How to deal with large data sets in OSRM? Some quick notes on processing monster PBF files and getting them ready to serve with OSRM.
Something to consider up front: if you are RAM limited then this process is going to take a very long time due to swapping. It might make sense to spin up a big cloud instance (like a r4.8xlarge
) for a couple of hours. You’ll get the job done much more quickly and it’ll definitely be worth it.
Test Data
To illustrate, let’s download two sets of data which might be considered “large”. These data are both for North America and represent the same information but in different formats.
wget http://download.geofabrik.de/north-america-latest.osm.pbf
wget http://download.geofabrik.de/north-america-latest.osm.bz2
The second of these files is a compressed XML file, which is what I have been routinely using before. However, as we will see shortly, the sheer size of this file makes it completely impractical!
When the above downloads complete you’ll find that the PBF file is 8 Gb while the compressed XML file is 13 Gb. I tried decompressing the latter and rapidly ran out of space on my 80 Gb partition. Clearly the file was going to be too big to work with!
STXXL
OSRM uses STXXL to handle external memory for out-of-core calculations. This allows OSRM to efficiently handle calculations which are too large to fit in RAM.
The default STXXL setup will suffice for many purposes. But you might want to tweak it.
echo "disk=/tmp/stxxl,10G,syscall" >.stxxl
Extract
How to make use of the PBF file? These files (and the XML files too, actually!) contain a vast array of data, much of which is irrelevant to routing. The osrm-extract
tool will extract only the salient data, which turns out to be a relatively small subset of the original.
osrm-extract north-america-latest.osm.pbf
And, yes, it’s also going to take some time (especially if the job is too big to fit into RAM and it starts swapping). Get busy doing something else! Waiting will be frustrating.
This operation is going to consume memory like a beast! Unless you’re running on a machine with a hefty chunk of RAM you’ll need to ensure that you have plenty of swap space available. If you can, spin up a big machine.

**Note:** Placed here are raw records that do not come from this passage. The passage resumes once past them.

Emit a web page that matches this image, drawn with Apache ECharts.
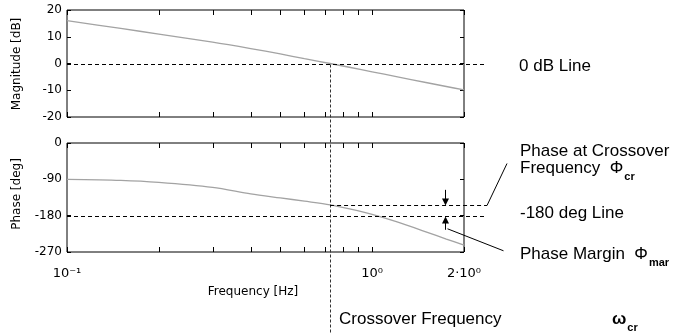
<!DOCTYPE html>
<html>
<head>
<meta charset="utf-8">
<script src="https://cdn.jsdelivr.net/npm/echarts@6/dist/echarts.min.js"></script>
<style>
  html, body { margin: 0; padding: 0; background: #fff; }
  #chart { width: 675px; height: 335px; }
</style>
</head>
<body>
<div id="chart"></div>
<script>
// values
const freq = [0.1, 0.15, 0.2, 0.3, 0.4, 0.5, 0.6, 0.728, 0.85, 1.0, 1.2, 1.5, 1.75, 2.0]
const magnitudeDb = [16.0, 13.1, 11.0, 8.0, 5.6, 3.6, 1.8, 0.0, -1.5, -3.1, -4.9, -7.1, -8.6, -9.9]
const phaseDeg = [-90, -92.5, -97.5, -110, -126, -136, -144, -153, -164, -177, -195, -220, -238, -253]

const crossoverFreq = 0.728
const phaseAtCrossover = -153
const marginArrowFreq = 1.734
const arrowTopDeg = -116
const arrowBottomDeg = -215

const freqTicks = [0.1, 0.2, 0.3, 0.4, 0.5, 0.6, 0.7, 0.8, 0.9, 1, 2]
const freqLabelValues = [0.1, 1, 2]
const freqLabelTexts = ['10⁻¹', '10⁰', '2·10⁰']

const sans = 'Liberation Sans'
const small = 'DejaVu Sans'
const crisp = v => Math.round(v) + 0.5

function renderTicks (yLow, yHigh) {
  return function (params, api) {
    const f = api.value(0)
    const top = api.coord([f, yHigh])
    const bot = api.coord([f, yLow])
    const x = crisp(top[0])
    return {
      type: 'group',
      children: [
        { type: 'line', shape: { x1: x, y1: top[1], x2: x, y2: top[1] + 5 }, style: { stroke: '#000', lineWidth: 1 } },
        { type: 'line', shape: { x1: x, y1: bot[1], x2: x, y2: bot[1] - 5 }, style: { stroke: '#000', lineWidth: 1 } }
      ]
    }
  }
}

function yAxes (grid, min, max, interval) {
  const common = {
    type: 'value',
    gridIndex: grid,
    min: min,
    max: max,
    interval: interval,
    axisLine: { show: false },
    splitLine: { show: false },
    axisTick: { show: true, inside: true, length: 4, lineStyle: { color: '#000' } }
  }
  return [
    Object.assign({}, common, {
      position: 'left',
      axisLabel: { margin: 5, color: '#000', fontSize: 12, fontFamily: small }
    }),
    Object.assign({}, common, { position: 'right', axisLabel: { show: false } })
  ]
}

const xCommon = {
  type: 'log',
  logBase: 10,
  min: 0.1,
  max: 2,
  axisLine: { show: false },
  axisTick: { show: false },
  axisLabel: { show: false },
  splitLine: { show: false }
}

const subStyle = { fontSize: 11, fontWeight: 'bold', fontFamily: sans, fill: '#000', padding: [18, 0, 0, 1] }

const chart = echarts.init(document.getElementById('chart'))

const option = {
  animation: false,
  backgroundColor: '#fff',
  grid: [
    { left: 67, top: 10, width: 397, height: 107, show: true, borderColor: '#000', borderWidth: 1 },
    { left: 67, top: 143, width: 397, height: 109, show: true, borderColor: '#000', borderWidth: 1 }
  ],
  xAxis: [
    Object.assign({ gridIndex: 0 }, xCommon),
    Object.assign({ gridIndex: 1 }, xCommon)
  ],
  yAxis: yAxes(0, -20, 20, 10).concat(yAxes(1, -270, 0, 90)),
  series: [
    {
      name: 'Magnitude',
      type: 'line',
      xAxisIndex: 0,
      yAxisIndex: 0,
      data: freq.map((f, i) => [f, magnitudeDb[i]]),
      showSymbol: false,
      smooth: 0.3,
      lineStyle: { color: '#a3a3a3', width: 1.3 },
      z: 3
    },
    {
      name: 'Phase',
      type: 'line',
      xAxisIndex: 1,
      yAxisIndex: 2,
      data: freq.map((f, i) => [f, phaseDeg[i]]),
      showSymbol: false,
      smooth: 0.3,
      lineStyle: { color: '#a3a3a3', width: 1.3 },
      z: 3
    },
    {
      type: 'custom',
      xAxisIndex: 0,
      yAxisIndex: 0,
      clip: false,
      encode: { x: 0, y: 1 },
      data: freqTicks.map(f => [f, 0]),
      renderItem: renderTicks(-20, 20),
      z: 5
    },
    {
      type: 'custom',
      xAxisIndex: 1,
      yAxisIndex: 2,
      clip: false,
      encode: { x: 0, y: 1 },
      data: freqTicks.map(f => [f, 0]),
      renderItem: renderTicks(-270, 0),
      z: 5
    },
    {
      // x tick labels under the phase plot
      type: 'custom',
      xAxisIndex: 1,
      yAxisIndex: 2,
      clip: false,
      encode: { x: 0, y: 1 },
      data: freqLabelValues.map(f => [f, -270]),
      renderItem: function (params, api) {
        const p = api.coord([api.value(0), api.value(1)])
        return {
          type: 'text',
          x: p[0],
          y: p[1] + 22,
          style: {
            text: freqLabelTexts[params.dataIndex],
            fontSize: 13,
            fontFamily: small,
            fill: '#000',
            align: 'center',
            verticalAlign: 'middle'
          }
        }
      }
    },
    {
      // 0 dB line and crossover frequency line
      type: 'custom',
      xAxisIndex: 0,
      yAxisIndex: 0,
      clip: false,
      encode: { x: 0, y: 1 },
      data: [[crossoverFreq, 0]],
      renderItem: function (params, api) {
        const p = api.coord([api.value(0), api.value(1)])
        const left = api.coord([0.1, 0])
        const right = api.coord([2, 0])
        const x = crisp(p[0])
        const y = crisp(p[1])
        return {
          type: 'group',
          children: [
            { type: 'line', shape: { x1: left[0], y1: y, x2: right[0] + 21, y2: y }, style: { stroke: '#000', lineWidth: 1, lineDash: [4, 3] } },
            { type: 'line', shape: { x1: x, y1: y, x2: x, y2: api.getHeight() - 2 }, style: { stroke: '#333', lineWidth: 1, lineDash: [3, 2] } }
          ]
        }
      },
      z: 4
    },
    {
      // -180 deg line, phase at crossover, leader
      type: 'custom',
      xAxisIndex: 1,
      yAxisIndex: 2,
      clip: false,
      encode: { x: 0, y: 1 },
      data: [[crossoverFreq, phaseAtCrossover]],
      renderItem: function (params, api) {
        const p = api.coord([api.value(0), api.value(1)])
        const l180 = api.coord([0.1, -180])
        const r = api.coord([2, -180])[0] + 23
        const y180 = crisp(l180[1])
        const yCr = crisp(p[1])
        const st = { stroke: '#000', lineWidth: 1, lineDash: [4, 3] }
        return {
          type: 'group',
          children: [
            { type: 'line', shape: { x1: l180[0], y1: y180, x2: r, y2: y180 }, style: st },
            { type: 'line', shape: { x1: p[0], y1: yCr, x2: r, y2: yCr }, style: st },
            { type: 'line', shape: { x1: r, y1: yCr, x2: r + 20, y2: yCr - 42 }, style: { stroke: '#000', lineWidth: 1 } }
          ]
        }
      },
      z: 4
    },
    {
      // phase margin arrows
      type: 'custom',
      xAxisIndex: 1,
      yAxisIndex: 2,
      clip: false,
      encode: { x: 0, y: 1 },
      data: [[marginArrowFreq, phaseAtCrossover]],
      renderItem: function (params, api) {
        const f = api.value(0)
        const xA = crisp(api.coord([f, 0])[0])
        const yCr = crisp(api.coord([f, api.value(1)])[1])
        const y180 = crisp(api.coord([f, -180])[1])
        const yTop = api.coord([f, arrowTopDeg])[1]
        const yBot = api.coord([f, arrowBottomDeg])[1]
        const st = { stroke: '#000', lineWidth: 1 }
        return {
          type: 'group',
          children: [
            { type: 'line', shape: { x1: xA, y1: yTop, x2: xA, y2: yCr - 6 }, style: st },
            { type: 'polygon', shape: { points: [[xA - 3.5, yCr - 7], [xA + 3.5, yCr - 7], [xA, yCr]] }, style: { fill: '#000' } },
            { type: 'line', shape: { x1: xA, y1: yBot, x2: xA, y2: y180 + 6 }, style: st },
            { type: 'polygon', shape: { points: [[xA - 3.5, y180 + 7], [xA + 3.5, y180 + 7], [xA, y180]] }, style: { fill: '#000' } },
            { type: 'line', shape: { x1: xA + 2, y1: yBot - 1, x2: xA + 58, y2: yBot + 21 }, style: st }
          ]
        }
      },
      z: 4
    }
  ],
  graphic: [
    { type: 'text', x: 17, y: 64, rotation: Math.PI / 2, style: { text: 'Magnitude [dB]', fontSize: 12, fontFamily: small, fill: '#000', align: 'center', verticalAlign: 'middle' } },
    { type: 'text', x: 17, y: 194, rotation: Math.PI / 2, style: { text: 'Phase [deg]', fontSize: 12, fontFamily: small, fill: '#000', align: 'center', verticalAlign: 'middle' } },
    { type: 'text', x: 253, y: 292, style: { text: 'Frequency [Hz]', fontSize: 12, fontFamily: small, fill: '#000', align: 'center', verticalAlign: 'middle' } },
    { type: 'text', x: 519, y: 66, style: { text: '0 dB Line', fontSize: 17, fontFamily: sans, fill: '#000', align: 'left', verticalAlign: 'middle' } },
    { type: 'text', x: 520, y: 151, style: { text: 'Phase at Crossover', fontSize: 17, fontFamily: sans, fill: '#000', align: 'left', verticalAlign: 'middle' } },
    {
      type: 'text', x: 520, y: 168,
      style: {
        text: '{t|Frequency  }{p|Φ}{s|cr}',
        align: 'left',
        verticalAlign: 'middle',
        rich: {
          t: { fontSize: 17, fontFamily: sans, fill: '#000' },
          p: { fontSize: 17, fontFamily: sans, fill: '#000' },
          s: subStyle
        }
      }
    },
    { type: 'text', x: 520, y: 213, style: { text: '-180 deg Line', fontSize: 17, fontFamily: sans, fill: '#000', align: 'left', verticalAlign: 'middle' } },
    {
      type: 'text', x: 520, y: 254,
      style: {
        text: '{t|Phase Margin  }{p|Φ}{s|mar}',
        align: 'left',
        verticalAlign: 'middle',
        rich: {
          t: { fontSize: 17, fontFamily: sans, fill: '#000' },
          p: { fontSize: 17, fontFamily: sans, fill: '#000' },
          s: subStyle
        }
      }
    },
    { type: 'text', x: 339, y: 319, style: { text: 'Crossover Frequency', fontSize: 17, fontFamily: sans, fill: '#000', align: 'left', verticalAlign: 'middle' } },
    {
      type: 'text', x: 612, y: 319,
      style: {
        text: '{p|ω}{s|cr}',
        align: 'left',
        verticalAlign: 'middle',
        rich: {
          p: { fontSize: 17, fontWeight: 'bold', fontFamily: sans, fill: '#000' },
          s: subStyle
        }
      }
    }
  ]
}

chart.setOption(option)
</script>
</body>
</html>
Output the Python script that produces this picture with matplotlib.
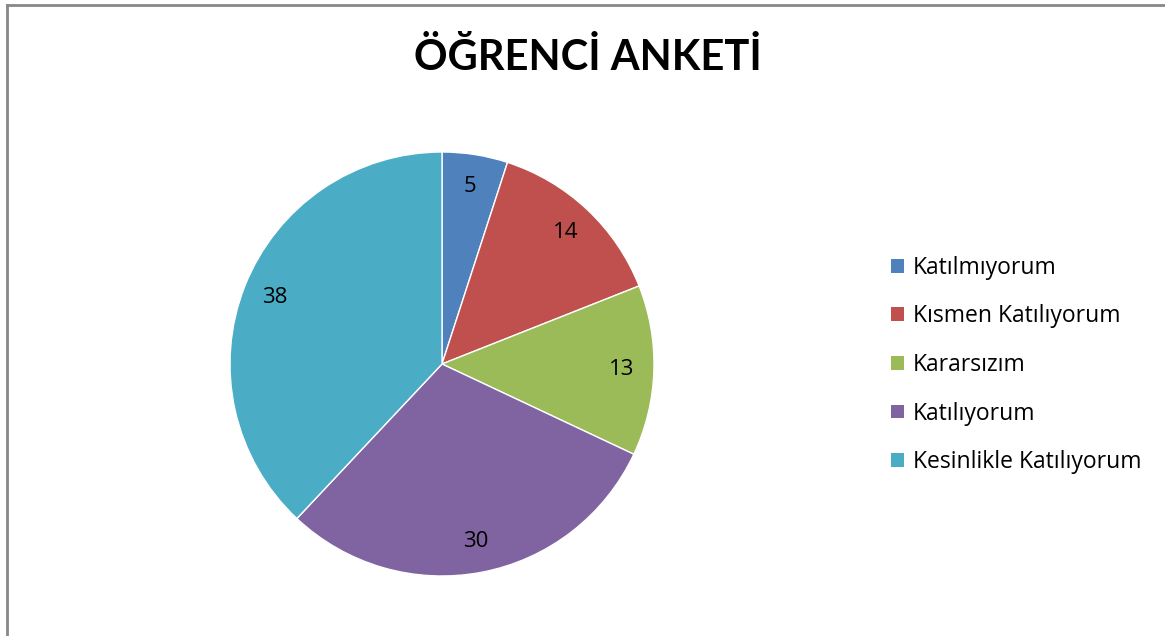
import matplotlib.pyplot as plt
from matplotlib.patches import Patch
from matplotlib.lines import Line2D

# data
kategoriler = ["Katılmıyorum", "Kısmen Katılıyorum", "Kararsızım",
               "Katılıyorum", "Kesinlikle Katılıyorum"]
degerler = [5, 14, 13, 30, 38]
renkler = ["#4F81BD", "#C0504D", "#9BBB59", "#8064A2", "#4BACC6"]

plt.rcParams['font.family'] = ['Open Sans', 'DejaVu Sans']

fig = plt.figure(figsize=(11.65, 6.36), dpi=100)

# pie axes, centre ~ (442, 364) px, radius ~212 px
W, H = 1165, 636
cx, cy, r = 442, 364, 212
ax = fig.add_axes([(cx - r) / W, 1 - (cy + r) / H, 2 * r / W, 2 * r / H])
ax.pie(degerler, colors=renkler, startangle=90, counterclock=False,
       labels=[str(v) for v in degerler], labeldistance=0.85,
       textprops=dict(fontsize=16, color='black', ha='center', va='center'),
       wedgeprops=dict(linewidth=1, edgecolor='white'))
ax.set_xlim(-1, 1)
ax.set_ylim(-1, 1)
ax.set_aspect('equal')

fig.text(0.505, 1 - 57 / H, "ÖĞRENCİ ANKETİ", ha='center', va='center',
         fontsize=30, fontweight='bold', family=['Lato', 'DejaVu Sans'])

# legend
handles = [Patch(facecolor=c, edgecolor='none') for c in renkler]
fig.legend(handles, kategoriler, loc='center left',
           bbox_to_anchor=(882 / W, 1 - 365 / H), frameon=False,
           fontsize=16.5, handlelength=0.55, handleheight=0.55,
           handletextpad=0.4, labelspacing=1.07, borderaxespad=0)

# gray frame (top and left visible)
fig.add_artist(Line2D([7 / W, 7 / W], [0, 1 - 5 / H], transform=fig.transFigure,
                      color='#888888', linewidth=2))
fig.add_artist(Line2D([7 / W, 1], [1 - 5 / H, 1 - 5 / H], transform=fig.transFigure,
                      color='#888888', linewidth=2))

fig.savefig("out.png", dpi=100)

It’ll save you a lot of time (and probably work out more economical too). I found that a r3.2xlarge EC2 instance was quite adequate. You’ll need roughly 50 Gb (combination of physical RAM and swap space).
Contract
When osrm-extract
is done, the next step is to run osrm-contract
on the results.
osrm-contract north-america-latest.osrm
Again this is going chug away for a while. Go for a run. Make dinner. Knit.
On my 4 core EC2 instance that ran overnight. When it was done the processed files totalled 37 Gb. It’s possible that not all of those files are necessary for routing calculations, but I’m going to hang onto all of them for now.
Serve
At this stage you’re ready to fire up the routing server.
osrm-routed north-america-latest.osrm
Due to the size of the data it will take a short while for the server to be ready. When you see the following log message it’s ready to accept requests.
[info] Listening on: 0.0.0.0:5000 │ }
[info] running and waiting for requests
Check that it’s running on the default port.
lsof -i :5000
COMMAND PID USER FD TYPE DEVICE SIZE/OFF NODE NAME
osrm-rout 25517 ubuntu 14u IPv4 421436 0t0 TCP *:5000 (LISTEN)
Go head and start submitting requests on port 5000. Your lengthy labours will start paying off.
$ curl -s "http://localhost:5000/nearest/v1/driving/-106.619414,35.084085" | jq
{
"waypoints": [
{
"nodes": [
2540747742,
2540747745
],
"location": [
-106.618295,
35.083693
],
"hint": "DpAthK_QToQAAAAABwAAAAwAAADCAAAAAAAAAAcAAAAMAAAAwgAAAB5CAABJIqX5rVUXAuodpfk1VxcCAQCPAQABEL4=",
"name": "",
"distance": 110.789041
}
],
"code": "Ok"
}